In an interview with Higher Ed Dive, Soule said that the elimination of the enrollment deposit is supposed to ease the application process for students that might struggle to pay. Soule also said that around 20% of students currently use deposit waivers, and some students who pay the enrollment deposit back out of enrollment anyway.

"Previously, we reassured students that we would waive the deposit for them if it presented a burden," Soule wrote to the DP. "With this change, we have made sure that the deposit burden is never there in the first place."

This is the first early decision admissions cycle in recent memory where Penn has not released detailed admissions figures after notifying applicants of their results. Soule told The Wall Street Journal in March that withholding the acceptance rate is meant to deemphasize the selectivity of a university's admissions process. Last spring, Princeton and Cornell also declined to release their acceptance rates. 
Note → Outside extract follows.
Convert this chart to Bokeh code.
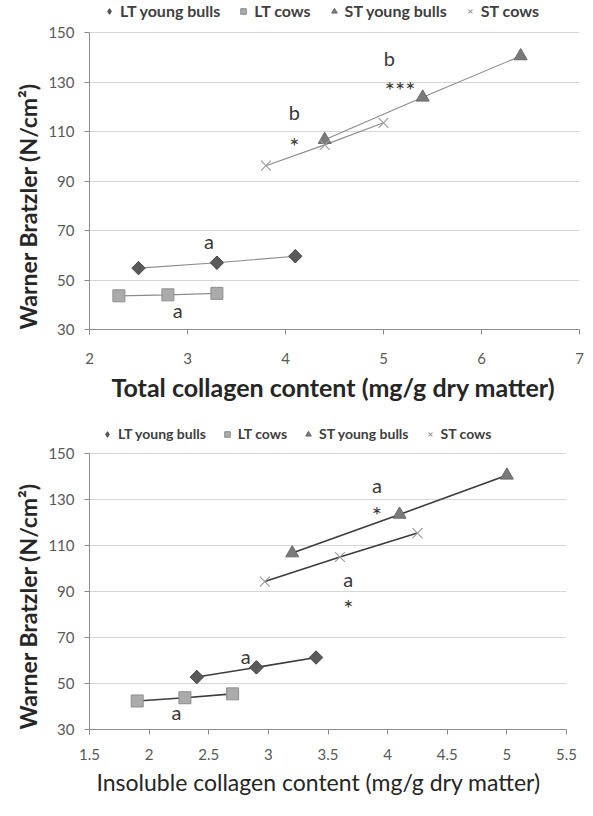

Penn is still expected to post detailed admissions figures publicly in reports to the U.S. Department of Education and through the Common Data Set online, which are typically submitted once per year.

These are just two of several changes that Penn Admissions has recently announced. In August, Penn Admissions released a new supplemental essay prompt for the 2022-2023 admissions cycle, which requires students to write a letter of gratitude to someone they have not previously thanked. The new prompt — meant to encourage students to think about how they are shaped by the people around them — is among many changes implemented by Soule, who assumed the position in July 2021. 

During the 2021-2022 admissions cycle, Penn changed its requirements to allow applicants to submit one recommendation letter from someone other than a teacher. Previously, students were required to submit two recommendation letters written by teachers. This change was made to better suit students’ nontraditional high school experiences amid the COVID-19 pandemic. 

Additionally, SAT and ACT score submissions remain optional for the Class of 2027, a practice started during the 2020-2021 admissions cycle due to the disruption of the pandemic. 

Ahead of the regular decision results expected to be announced in spring 2023, more changes are anticipated at Penn Admissions. The office is currently working to fill a vacancy that has been left by John McLaughlin, who left his position as Penn's vice dean and director of admissions in November to start a new position at Hamilton College in January.